High-order two-fluid plasma solver for direct numerical simulations of plasma flows with full transport phenomena (1812.11237v1)

Abstract: The two-fluid plasma equations for a single ion species, with full transport terms, including temperature and magnetic field dependent ion and electron viscous stresses and heat fluxes, frictional drag force, and ohmic heating term have been implemented in the CFDNS code and solved by using sixth-order non-dissipative compact finite differences for plasma flows in several different regimes.

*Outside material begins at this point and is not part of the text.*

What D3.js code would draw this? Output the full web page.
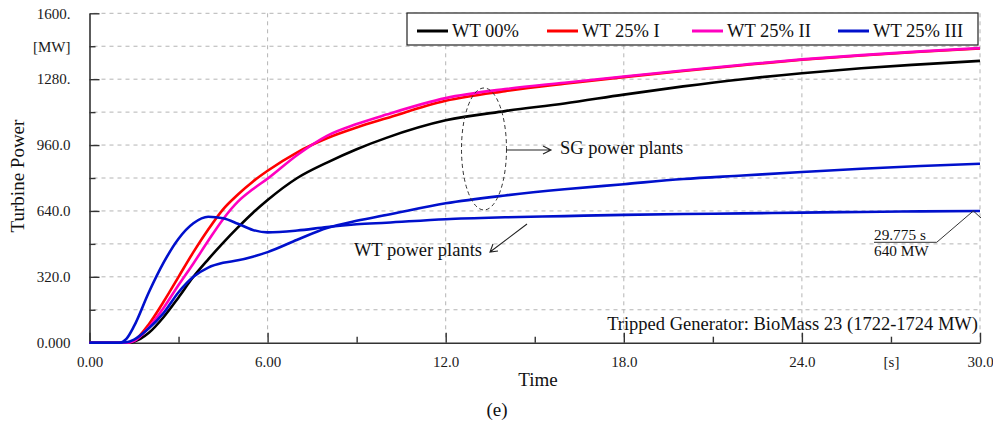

In order to be able to fully resolve all the dynamically relevant time and length scales, while maintaining computational feasibility, the assumptions of infinite speed of light and negligible electron inertia have been made. Non-dimensional analysis of the two-fluid plasma equations shows that, by varying the characteristic/background number density, length scale, temperature, and magnetic strength, the corresponding Hall, resistive, and ideal magnetohydrodynamics (MHD) equations can be recovered as limiting cases. The accuracy and robustness of this two-fluid plasma solver in handling plasma flows in different regimes have been validated against four canonical problems: Alfven and whistler dispersion relations, electromagnetic plasma shock, and magnetic reconnection. For all test cases, by using physical dissipation and diffusion, with negligible numerical dissipation/diffusion, fully converged Direct Numerical Simulations (DNS)-like solutions are obtained when the ion Reynolds number based on grid size is smaller than a threshold value which is about 2.3 in this study. For the magnetic reconnection problem, the results show that the magnetic flux saturation time and value converge when the ion and magnetic Reynolds numbers are large enough. Thus, the DNS-like results become relevant to practical problems with much larger Reynolds numbers.